— start of COLLECTED MATERIAL —

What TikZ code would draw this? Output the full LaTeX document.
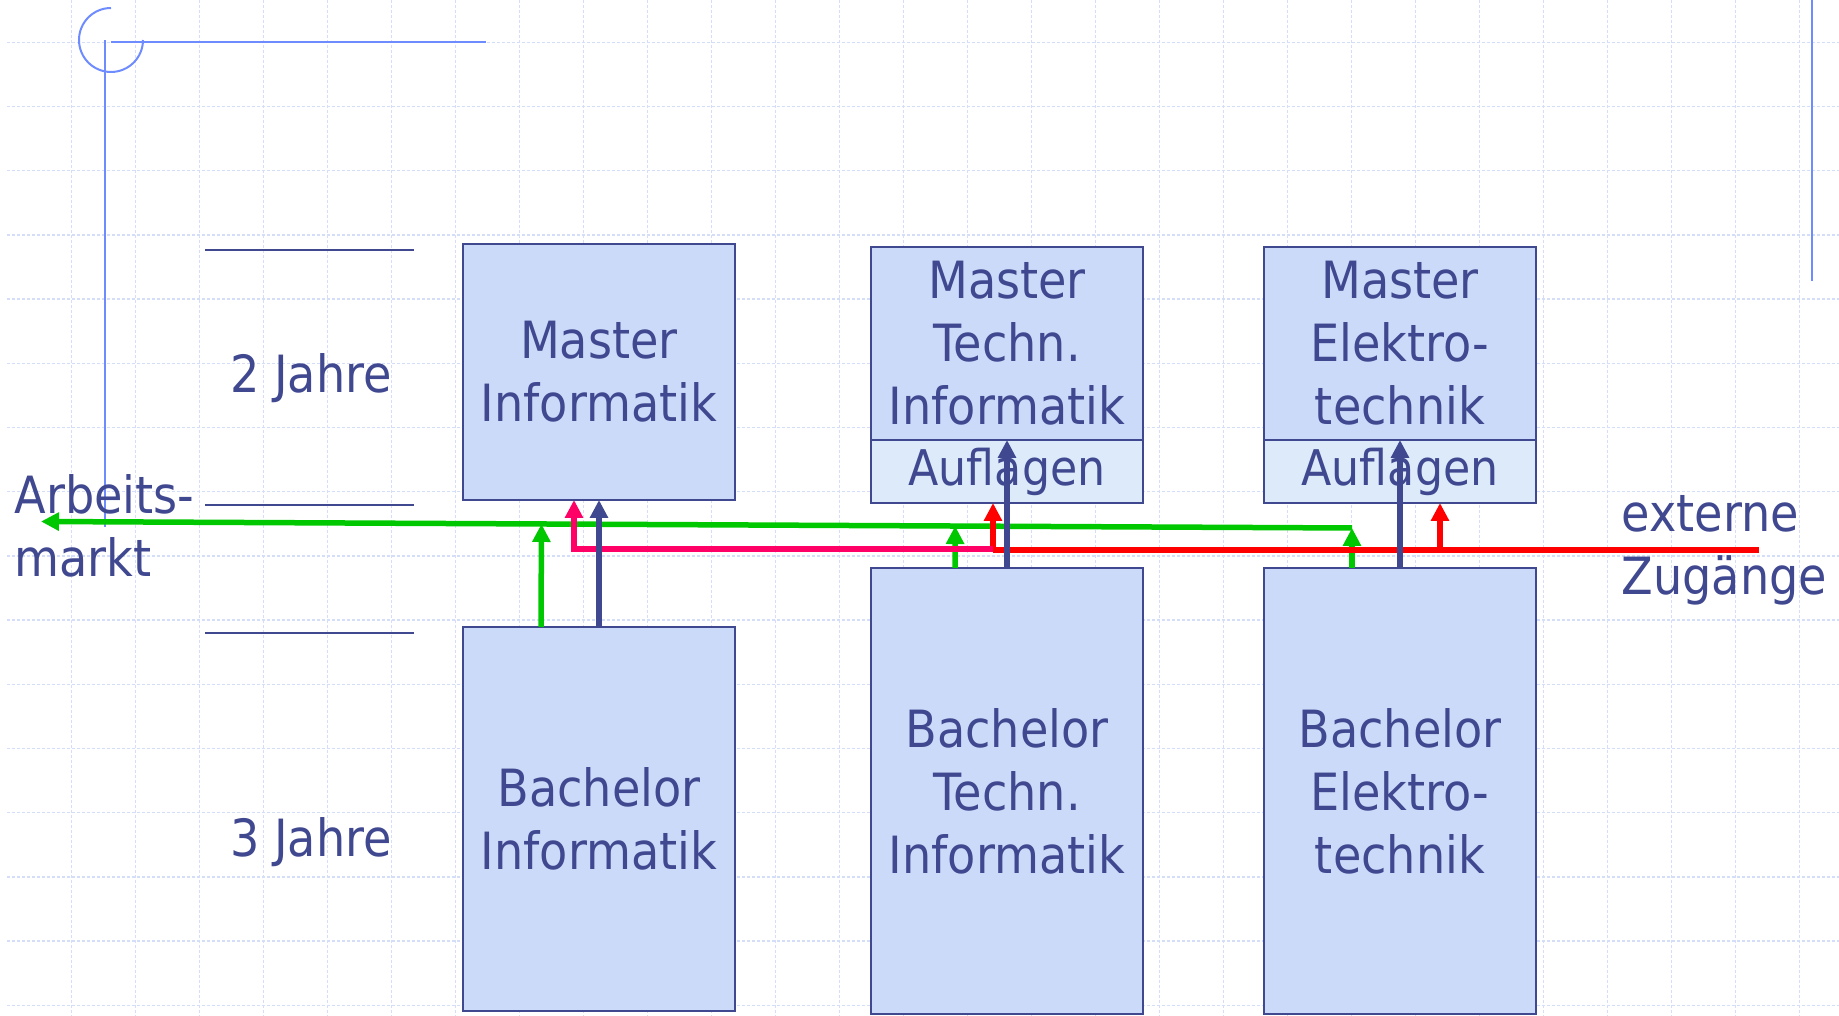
\documentclass[tikz,border=0pt]{standalone}
\usepackage{fontspec}
\setmainfont{DejaVu Sans}[FakeStretch=0.9]
\usetikzlibrary{arrows.meta,positioning,calc}
\definecolor{bmNavy}{HTML}{404890}
\definecolor{bmFill}{HTML}{CCDAFA}
\definecolor{bmSoft}{HTML}{DCEAFA}
\definecolor{bmGrid}{HTML}{D4DEF8}
\definecolor{bmDeco}{HTML}{6F8CFF}
\definecolor{bmGreen}{HTML}{00C800}
\definecolor{bmRed}{HTML}{FF0000}
\definecolor{bmPink}{HTML}{FF0066}
\tikzset{
  bmBox/.style={
    draw=bmNavy,
    fill=bmFill,
    line width=0.22mm,
    minimum width=27.2mm,
    align=center,
    inner sep=0pt,
    outer sep=0pt,
    anchor=north west,
    text=bmNavy,
    font=\fontsize{14.6pt}{17.9pt}\selectfont
  },
  bmAuf/.style={
    bmBox,
    fill=bmSoft,
    minimum height=6.3mm,
    font=\fontsize{14pt}{17pt}\selectfont
  },
  bmLabel/.style={
    text=bmNavy,
    align=left,
    inner sep=0pt,
    font=\fontsize{14.6pt}{17.9pt}\selectfont
  },
  bmRule/.style={
    draw=bmNavy,
    line width=0.28mm
  },
  bmDecoLine/.style={
    draw=bmDeco,
    line width=0.2mm
  },
  bmGridLine/.style={
    draw=bmGrid,
    line width=0.14mm,
    dash pattern=on 0.3mm off 0.2mm
  },
  bmArrow/.style={
    -{Triangle[length=1.8mm,width=1.75mm]},
    line width=0.55mm
  },
  bmJob/.style={
    bmArrow,
    draw=bmGreen
  }
}

\begin{document}
\begin{tikzpicture}[x=0.1mm,y=-0.1mm]

\fill[white] (0,0) rectangle (1839,1016);
\useasboundingbox (0,0) rectangle (1839,1016);

% Background grid and slide decoration.
\foreach \k in {1,...,28}
  \draw[bmGridLine] ({7.4+64*\k},0) -- ({7.4+64*\k},1016);
\foreach \k in {0,...,15}
  \draw[bmGridLine] (7,{42.3+64.2*\k}) -- (1839,{42.3+64.2*\k});

\draw[bmDecoLine] (111,8) arc[start angle=270, end angle=0, radius=32];
\draw[bmDecoLine] (105.4,40) -- (105.4,527);
\draw[bmDecoLine] (111,42.3) -- (486,42.3);
\draw[bmDecoLine] (1812,0) -- (1812,281);

% Duration rules.
\draw[bmRule] (205,250) -- (414,250);
\draw[bmRule] (205,505) -- (414,505);
\draw[bmRule] (205,633) -- (414,633);

\node[bmLabel] (twoYears) at (311,378) {2 Jahre};
\node[bmLabel] (threeYears) at (311,842) {3 Jahre};

% Study programmes.
\node[bmBox, minimum height=25.6mm] (mi) at (463,244)
  {Master\\Informatik};
\node[bmBox, minimum height=38.4mm] (bi) at (463,627)
  {Bachelor\\Informatik};

\node[bmBox, minimum height=19.3mm] (mti) at (871,247)
  {Master\\Techn.\\Informatik};
\node[bmAuf, below=0pt of mti] (mtiAuf) {Auflagen};
\node[bmBox, minimum height=44.6mm] (bti) at (871,568)
  {Bachelor\\Techn.\\Informatik};

\node[bmBox, minimum height=19.3mm] (met) at (1264,247)
  {Master\\Elektro-\\technik};
\node[bmAuf, below=0pt of met] (metAuf) {Auflagen};
\node[bmBox, minimum height=44.6mm] (bet) at (1264,568)
  {Bachelor\\Elektro-\\technik};

% Outside labels.
\node[bmLabel, anchor=west] (market) at (14,526) {Arbeits-\\markt};
\node[bmLabel, anchor=west] (external) at (1621,550) {externe\\Zugänge};

\coordinate (jobBus) at (41,521.5);
\coordinate (jobCorner) at ([xshift=-4.8mm]bet.north |- 0,528);
\coordinate (extIn) at (1759,550);

% Graduates to the job market.
\draw[bmJob] ([xshift=-5.8mm]bi.north)
  -- ($(jobBus)!([xshift=-5.8mm]bi.north)!(jobCorner)$);
\draw[bmJob] ([xshift=-5.2mm]bti.north)
  -- ($(jobBus)!([xshift=-5.2mm]bti.north)!(jobCorner)$);
\draw[bmJob] ([xshift=-4.8mm]bet.north) -- (jobCorner);
\draw[bmJob] (jobCorner) -- (jobBus);

% External entries.
\draw[bmRed, line width=0.55mm] (extIn) -- ([xshift=-1.4mm]mtiAuf.south |- extIn)
  coordinate (extSplit);
\draw[bmArrow, draw=bmRed] (extSplit) -- ([xshift=-1.4mm]mtiAuf.south);
\draw[bmArrow, draw=bmRed] ([xshift=4mm]metAuf.south |- extIn) -- ([xshift=4mm]metAuf.south);
\draw[bmArrow, draw=bmPink] ([yshift=0.1mm]extSplit) -| ([xshift=-2.5mm]mi.south);

% Consecutive master.
\draw[bmArrow, draw=bmNavy] (bi.north) -- (mi.south);
\draw[bmArrow, draw=bmNavy] (bti.north) -- (mti.south);
\draw[bmArrow, draw=bmNavy] (bet.north) -- (met.south);

\end{tikzpicture}
\end{document}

— end of COLLECTED MATERIAL —

**STATED EXERCISE**
Your task is to return the lines above, from the first one up to and including the line containing "(threeYears) at (311,842)", minus any pictures.

**ANSWER TO THE TASK**
What TikZ code would draw this? Output the full LaTeX document.
\documentclass[tikz,border=0pt]{standalone}
\usepackage{fontspec}
\setmainfont{DejaVu Sans}[FakeStretch=0.9]
\usetikzlibrary{arrows.meta,positioning,calc}
\definecolor{bmNavy}{HTML}{404890}
\definecolor{bmFill}{HTML}{CCDAFA}
\definecolor{bmSoft}{HTML}{DCEAFA}
\definecolor{bmGrid}{HTML}{D4DEF8}
\definecolor{bmDeco}{HTML}{6F8CFF}
\definecolor{bmGreen}{HTML}{00C800}
\definecolor{bmRed}{HTML}{FF0000}
\definecolor{bmPink}{HTML}{FF0066}
\tikzset{
  bmBox/.style={
    draw=bmNavy,
    fill=bmFill,
    line width=0.22mm,
    minimum width=27.2mm,
    align=center,
    inner sep=0pt,
    outer sep=0pt,
    anchor=north west,
    text=bmNavy,
    font=\fontsize{14.6pt}{17.9pt}\selectfont
  },
  bmAuf/.style={
    bmBox,
    fill=bmSoft,
    minimum height=6.3mm,
    font=\fontsize{14pt}{17pt}\selectfont
  },
  bmLabel/.style={
    text=bmNavy,
    align=left,
    inner sep=0pt,
    font=\fontsize{14.6pt}{17.9pt}\selectfont
  },
  bmRule/.style={
    draw=bmNavy,
    line width=0.28mm
  },
  bmDecoLine/.style={
    draw=bmDeco,
    line width=0.2mm
  },
  bmGridLine/.style={
    draw=bmGrid,
    line width=0.14mm,
    dash pattern=on 0.3mm off 0.2mm
  },
  bmArrow/.style={
    -{Triangle[length=1.8mm,width=1.75mm]},
    line width=0.55mm
  },
  bmJob/.style={
    bmArrow,
    draw=bmGreen
  }
}

\begin{document}
\begin{tikzpicture}[x=0.1mm,y=-0.1mm]

\fill[white] (0,0) rectangle (1839,1016);
\useasboundingbox (0,0) rectangle (1839,1016);

% Background grid and slide decoration.
\foreach \k in {1,...,28}
  \draw[bmGridLine] ({7.4+64*\k},0) -- ({7.4+64*\k},1016);
\foreach \k in {0,...,15}
  \draw[bmGridLine] (7,{42.3+64.2*\k}) -- (1839,{42.3+64.2*\k});

\draw[bmDecoLine] (111,8) arc[start angle=270, end angle=0, radius=32];
\draw[bmDecoLine] (105.4,40) -- (105.4,527);
\draw[bmDecoLine] (111,42.3) -- (486,42.3);
\draw[bmDecoLine] (1812,0) -- (1812,281);

% Duration rules.
\draw[bmRule] (205,250) -- (414,250);
\draw[bmRule] (205,505) -- (414,505);
\draw[bmRule] (205,633) -- (414,633);

\node[bmLabel] (twoYears) at (311,378) {2 Jahre};
\node[bmLabel] (threeYears) at (311,842) {3 Jahre};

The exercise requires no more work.